- Awarded for: Best in performing arts
- Country: Spain
- Presented by: Academia de las Artes Escénicas de España
- First award: 2023
- Website: https://premiostalia.com/

= Talía Awards =

Spanish performing arts awards

The Talía Awards are presented annually by the Academy of Performing Arts of Spain to recognize excellence in the performing arts in Spain.

== History ==
Following the creation of the Academy of Performing Arts of Spain (Academia de las Artes Escénicas de España) in 2014, the academy held conversations with the Sociedad General de Autores y Editores (SGAE) for the transfer of the Max Awards brand, and the 2016 Max Awards edition modified its regulations to allow academy members to take part as jury members, but the voting body was very small back then, and the experiment was not repeated again.
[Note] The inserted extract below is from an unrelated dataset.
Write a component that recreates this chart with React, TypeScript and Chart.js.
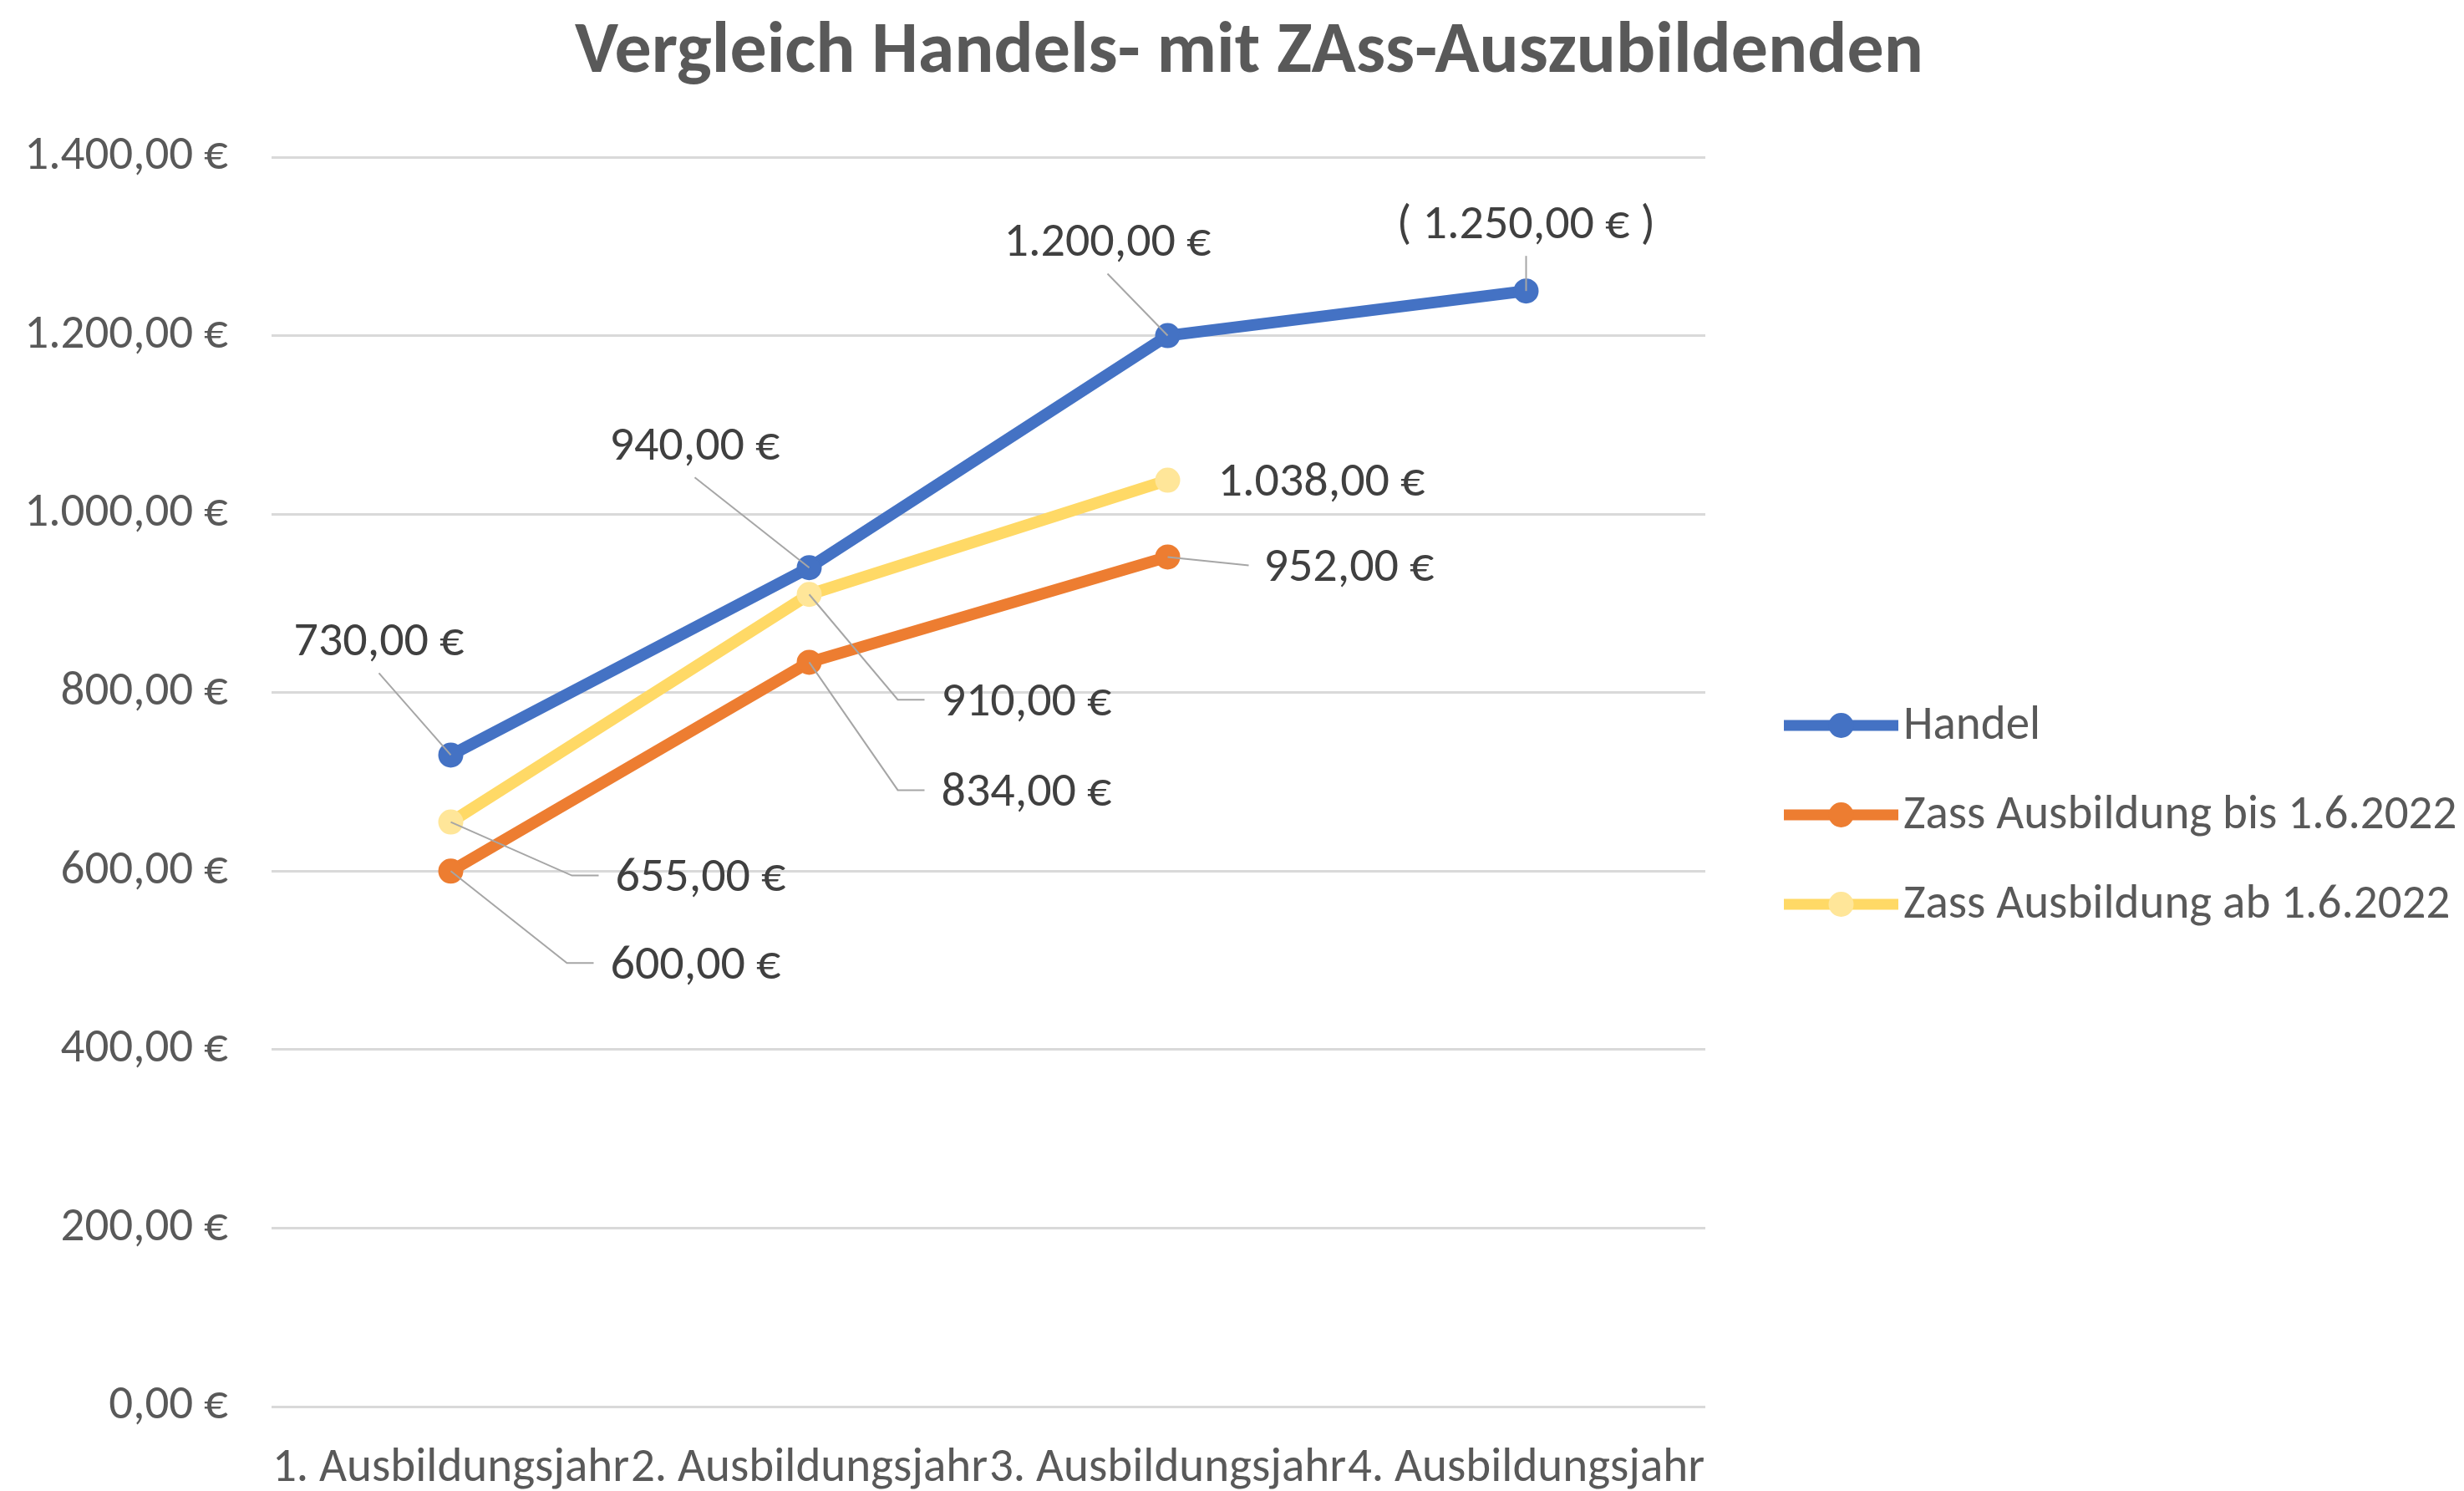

The first edition of the Talía Awards took place at the Teatro Español in March 2023. The trophy, a representation of Thalia, goddess of comedy, was designed by José Luis Puche. The first edition was criticised for claims of Madrid-centric bias. While the awards were due to hold their first three editions in Madrid in order to "settle down", academy president Cayetana Guillén Cuervo claimed that if the awards were "perceived to have become too centralized, we will take that into account next year", explaining that "decentralization" was one of the academy's goals. The second edition was again held at the Teatro Español on 22 April 2024.